O portunhol, nesse sentido, não é nem único nem inédito na paisagem linguística mundial. O contato entre línguas diferentes, sua influência mútua e o surgimento de uma configuração que possibilita a intercompreensão dos povos que compartilham o mesmo espaço social parece ter sido recorrente no passado distante e próximo da Humanidade e continua sendo até hoje. O suaíli ou o maltês, por exemplo, constituem uma ilustração histórica da formação de novas línguas a partir de origens diferentes.
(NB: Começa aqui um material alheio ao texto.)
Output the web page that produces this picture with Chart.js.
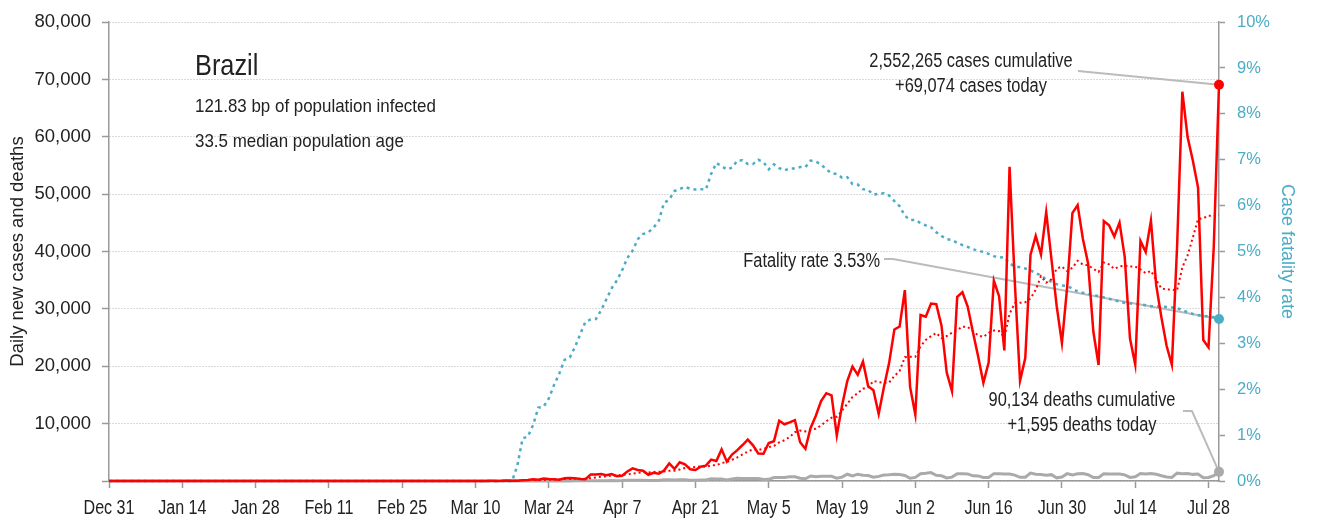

Já o spanglish norte-americano e o yanito, seu equivalente europeu falado em Gibraltar, são concorrentes contemporâneos de nosso portunhol regional.
A grande diferença, todavia, é que ao contrário dos exemplos acima citados, o portunhol se origina em dois idiomas “irmãos”, oriundos do mesmo ramo linguístico e que compartilham um longo passado comum. Aliás, se o spanglish pode ser considerado como um idioma inédito e original, a forma linguística do portunhol existe, na verdade, desde há muito tempo e ainda pode ser conferida na atualidade e vivacidade do galego.
Ou seja, ao mesmo tempo que expressa a realidade presente de nossa região e aponta para seu futuro social, cultural e econômico, o portunhol não deixa de reiterar as raízes linguísticas comuns das populações sul-americanas. Assim, o portunhol não apenas aproxima os povos da região, mas também os reaproxima -de novo- em torno de um arquétipo linguístico que surpreende por sua capacidade de se reinventar.
Há de esperar que à medida que a integração econômica, social e cultural de nossa região avance, o portunhol irá se reforçar. E vice-versa.
Mohammed ElHajji é professor e Doutor em Comunicação e Cultura da Univ. Federal do Rio de Janeiro (UFRJ), com pós-doutorado na UNISINOS (Mídia e Migrações). Especializado em migrações transnacionais, identidade, cultura, etnia e alteridade.